The Doctor and Peri return the stolen brain fluid to prominent local citizens Lord Ravensworth and George Stephenson with instructions to administer it to the affected miners.

==Production==
The working titles for this story were Too Clever By Far and Enter The Rani.

The music score for this story was provided by composer Jonathan Gibbs. John Lewis was originally hired to compose the score, but had only completed the first episode when a sudden onset of illness – which ultimately resulted in his death – prevented him from finishing the work and forced the production team to give the assignment to Gibbs. Lewis' score for the first episode was included on the DVD release.

The serial featured extensive location filming at the Blists Hill Victorian Town and the Coalport China Museum, operated by the Ironbridge Gorge Museum Trust. Both episodes included in the credits: "The BBC wish to acknowledge the cooperation of the Ironbridge Gorge Museum." This was the first story since Season 3's The Gunfighters to feature specific historical characters, in this case landowner Lord Ravensworth and his employee George Stephenson.

==Broadcast and reception==

Writing for Radio Times, Mark Braxton awarded the serial three stars out of five, describing it as "a refreshing, earthbound delight in an undistinguished era of offworld futurama". He praised the location filming, the scenes between the Doctor, the Master and the Rani, and aspects of the design, such as the Rani's TARDIS, which he said was "absolutely gorgeous, quite the best piece of design in the show for an age". However, he characterized the dialogue as "a mixture of wonderful and woeful", questioned the low-key presence of the historical characters, the "shaky" period grasp and wandering North East accents, and concluded the serial was "a story of considerable interest. But little flair or sizzle".

Paul Cornell, Martin Day and Keith Topping, authors of The Discontinuity Guide, considered the story's dialogue to be overblown, although the concepts were interesting. They thought the direction and music of the serial were "superb", highlighting the scene where the Doctor inspected the inside of the Rani's TARDIS as "one of the few great scenes of this era". They concluded the serial was "altogether rather more impressive than its reputation." In Doctor Who: The Complete Guide, Mark Campbell awarded The Mark of the Rani four out of ten, describing it as "excitingly directed by newcomer Sarah Hellings" but "nonetheless a meandering story with some very stupid moments and the inclusion of one too many pantomime villains."
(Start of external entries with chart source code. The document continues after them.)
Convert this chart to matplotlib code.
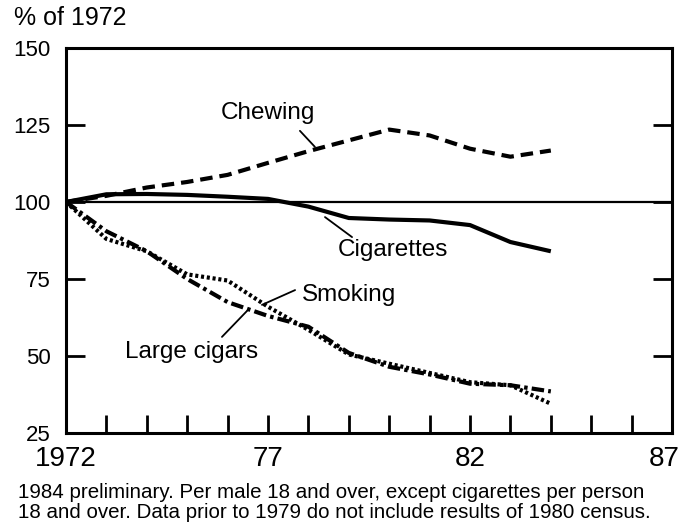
import numpy as np
import matplotlib
matplotlib.use("Agg")
import matplotlib.pyplot as plt

plt.rcParams['font.family'] = ['Liberation Sans', 'DejaVu Sans']
plt.rcParams['lines.scale_dashes'] = False

# Data (% of 1972)
years = np.arange(1972, 1985)
cigarettes = [100, 102.5, 102.6, 102.3, 101.7, 101, 98.5, 94.8, 94.3, 94, 92.5, 87, 84]
chewing = [100, 102, 104.7, 106.5, 108.8, 112.7, 116.5, 120, 123.5, 121.6, 117.3, 114.7, 116.7]
smoking = [100, 88, 84, 76.5, 74.5, 66, 58.5, 50.5, 47.5, 44.5, 41.5, 40.5, 34.5]
large_cigars = [100, 90.5, 84, 75, 67.5, 63, 59.5, 51, 46.5, 44, 41, 40.5, 38.5]

y_ticks = [25, 50, 75, 100, 125, 150]
x_labels = {1972: '1972', 1977: '77', 1982: '82', 1987: '87'}

fig = plt.figure(figsize=(6.84, 5.26), dpi=100)
ax = fig.add_axes([0.0965, 0.1768, 0.886, 0.732])

# reference line at 100
ax.axhline(100, color='black', lw=1.6, zorder=1)

ax.plot(years, cigarettes, color='black', lw=3.0, solid_capstyle='butt')
ax.plot(years, chewing, color='black', lw=3.0, linestyle=(0, (9, 5)), dash_capstyle='butt')
ax.plot(years, smoking, color='black', lw=3.0, linestyle=(0, (2.2, 2.0)), dash_capstyle='butt')
ax.plot(years, large_cigars, color='black', lw=3.0, linestyle=(0, (9, 3, 2.5, 3)), dash_capstyle='butt')

ax.set_xlim(1972, 1987)
ax.set_ylim(25, 150)

for s in ax.spines.values():
    s.set_linewidth(2.2)

# x ticks: every year, pointing up, labels only on some
ax.set_xticks(range(1973, 1987))
ax.set_xticklabels([])
ax.tick_params(axis='x', direction='in', length=13, width=2, bottom=True, top=False)
for yr, lab in x_labels.items():
    if yr == 1987:
        ax.text(yr + 0.2, -0.035, lab, transform=ax.get_xaxis_transform(), ha='right', va='top', fontsize=20)
    else:
        ax.text(yr, -0.035, lab, transform=ax.get_xaxis_transform(), ha='center', va='top', fontsize=20)

ax.set_yticks(y_ticks)
ax.set_yticklabels([str(v) for v in y_ticks], fontsize=16)
ax.tick_params(axis='y', direction='in', length=14, width=2, left=True, right=True, pad=11)
# no tick marks at the ends (25 and 150)
for t in ax.yaxis.get_major_ticks():
    if t.get_loc() in (25, 150):
        t.tick1line.set_visible(False)
        t.tick2line.set_visible(False)

# labels and leaders
lead = dict(arrowstyle='-', lw=1.3, color='black', shrinkA=0, shrinkB=0)
ax.text(1977.0, 128.9, 'Chewing', ha='center', va='center', fontsize=17.5)
ax.annotate('', xy=(1978.16, 117.9), xytext=(1977.79, 123.1), arrowprops=lead)
ax.text(1980.1, 84.4, 'Cigarettes', ha='center', va='center', fontsize=17.5)
ax.annotate('', xy=(1978.41, 95.1), xytext=(1979.08, 88.6), arrowprops=lead)
ax.text(1979.0, 69.8, 'Smoking', ha='center', va='center', fontsize=17.5)
ax.annotate('', xy=(1976.85, 66.6), xytext=(1977.67, 71.4), arrowprops=lead)
ax.text(1975.1, 51.3, 'Large cigars', ha='center', va='center', fontsize=17.5)
ax.annotate('', xy=(1976.5, 64.9), xytext=(1975.86, 56.2), arrowprops=lead)

fig.text(14 / 684, 1 - 18 / 526, '% of 1972', ha='left', va='center', fontsize=18)
fig.text(18 / 684, 1 - 493 / 526, '1984 preliminary. Per male 18 and over, except cigarettes per person',
         ha='left', va='center', fontsize=14.8)
fig.text(18 / 684, 1 - 512 / 526, '18 and over. Data prior to 1979 do not include results of 1980 census.',
         ha='left', va='center', fontsize=14.8)

fig.savefig('out.png', dpi=100)
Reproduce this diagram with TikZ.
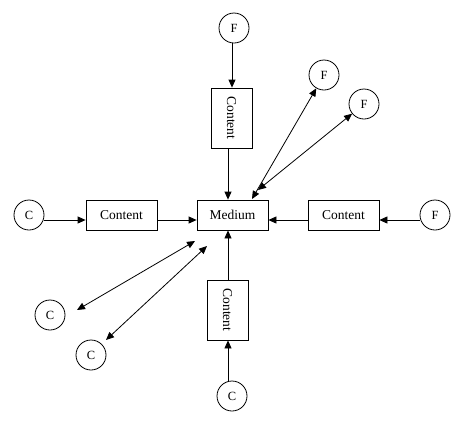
\documentclass[tikz,border=0pt]{standalone}
\usepackage{fontspec}
\setmainfont{Liberation Serif}
\usetikzlibrary{arrows.meta}
\begin{document}
\begin{tikzpicture}[x=1pt,y=-1pt,
  box/.style={draw, line width=0.8pt, rectangle, minimum width=71pt, minimum height=30pt, inner sep=0pt, font=\fontsize{13.5}{14}\selectfont},
  vbox/.style={draw, line width=0.8pt, rectangle, minimum width=41pt, minimum height=60pt, inner sep=0pt, font=\fontsize{13.5}{14}\selectfont},
  circ/.style={draw, line width=0.8pt, circle, minimum size=30pt, inner sep=0pt, font=\fontsize{12.5}{13}\selectfont},
  arr/.style={line width=0.8pt, -{Triangle[length=8pt,width=7pt]}},
  darr/.style={line width=0.8pt, {Triangle[length=8pt,width=7pt]}-{Triangle[length=8pt,width=7pt]}}]
\useasboundingbox (0,0) rectangle (474,424);
\node[box] (med) at (232.5,215) {Medium};
\node[box] (lc) at (121.5,215) {Content};
\node[box] (rc) at (343.5,215) {Content};
\node[vbox] (tc) at (231.5,118) {\rotatebox{-90}{Content}};
\node[vbox] (bc) at (227.5,310) {\rotatebox{-90}{Content}};
\node[circ] (ft) at (234,28) {F};
\node[circ] (f1) at (324,75) {F};
\node[circ] (f2) at (364,104) {F};
\node[circ] (fr) at (435,215) {F};
\node[circ] (cl) at (29,215) {C};
\node[circ] (c1) at (50,315) {C};
\node[circ] (c2) at (91,355) {C};
\node[circ] (cb) at (232,396) {C};
\coordinate (c1e) at (77,310);
\coordinate (c2e) at (106,340);
\coordinate (m1) at (195,241);
\coordinate (m2) at (207,246);
\coordinate (mf1) at (252,199);
\coordinate (mf2) at (258,190);
\draw[arr] (ft.south -| 232,0) -- (tc.north -| 232,0);
\draw[arr] (tc.south -| 228,0) -- (med.north -| 228,0);
\draw[arr] (cl.east |- 0,220) -- (lc.west |- 0,220);
\draw[arr] (lc.east |- 0,220) -- (med.west |- 0,220);
\draw[arr] (fr.west |- 0,220) -- (rc.east |- 0,220);
\draw[arr] (rc.west |- 0,220) -- (med.east |- 0,220);
\draw[arr] (cb.north -| 228,0) -- (bc.south -| 228,0);
\draw[arr] (bc.north -| 228,0) -- (med.south -| 228,0);
\draw[darr] (mf1) -- (f1);
\draw[darr] (mf2) -- (f2);
\draw[darr] (m1) -- (c1e);
\draw[darr] (m2) -- (c2e);
\end{tikzpicture}
\end{document}
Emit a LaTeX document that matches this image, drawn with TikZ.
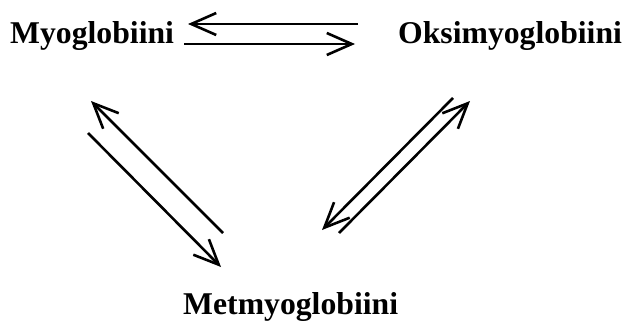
\documentclass[tikz,border=0pt]{standalone}
\usepackage{fontspec}
\setmainfont{Liberation Serif}
\usetikzlibrary{arrows.meta}
\begin{document}
\begin{tikzpicture}[x=1pt,y=-1pt,
  label/.style={inner sep=0pt,anchor=base west,
    font=\fontsize{31.7}{36}\selectfont\bfseries},
  react/.style={line width=2.6pt,line cap=butt,
    -{Straight Barb[length=25pt,width=22pt,line join=miter]}}]
  \useasboundingbox (0,0) rectangle (624,324);
  % species
  \node[label] (mb)  at (10,43)  {Myoglobiini};
  \node[label] (omb) at (398,43) {Oksimyoglobiini};
  \node[label] (mmb) at (183,314) {Metmyoglobiini};
  % end points of the equilibrium arrows
  \coordinate (t1s) at (358,24);  \coordinate (t1e) at (188,24);
  \coordinate (t2s) at (184,44);  \coordinate (t2e) at (355,44);
  \coordinate (l1s) at (223,233); \coordinate (l1e) at (91,101);
  \coordinate (l2s) at (88,133);  \coordinate (l2e) at (221,267);
  \coordinate (r1s) at (453,98);  \coordinate (r1e) at (322,230);
  \coordinate (r2s) at (339,233); \coordinate (r2e) at (470,101);
  % Myoglobiini <=> Oksimyoglobiini
  \draw[react] (t1s) -- (t1e);
  \draw[react] (t2s) -- (t2e);
  % Myoglobiini <=> Metmyoglobiini
  \draw[react] (l1s) -- (l1e);
  \draw[react] (l2s) -- (l2e);
  % Oksimyoglobiini <=> Metmyoglobiini
  \draw[react] (r1s) -- (r1e);
  \draw[react] (r2s) -- (r2e);
\end{tikzpicture}
\end{document}
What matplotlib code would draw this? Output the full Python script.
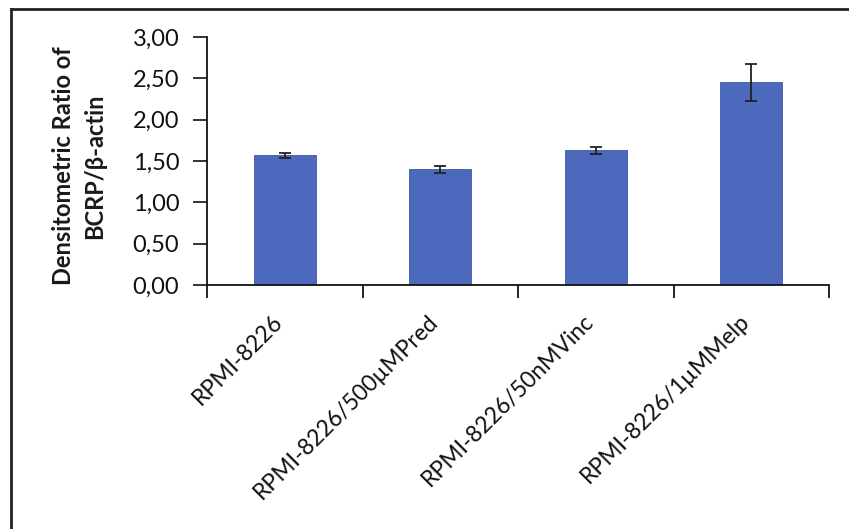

| Episode | Title | Run time | Original release date | UK viewers (millions) |
|---|---|---|---|---|
| 1 | "Part One" | 45:01 | 2 February 1985 | 6.3 |
| 2 | "Part Two" | 44:32 | 9 February 1985 | 7.3 |

==Commercial releases==

===In print===

A novelisation of this serial, written by Pip and Jane Baker, was published by Target Books in January 1986.

===Home media===
The Mark of the Rani was released on VHS in July 1995. It was released as a Region 2 DVD on 4 September 2006. As of 11 August 2008, this serial has been released for sale on iTunes. This serial was also released as part of the Doctor Who DVD Files in issue 63 on 1 June 2011.

It was released as part of the ‘Doctor Who The Collection: Season 22’ blu-ray box set on 20 June 2022.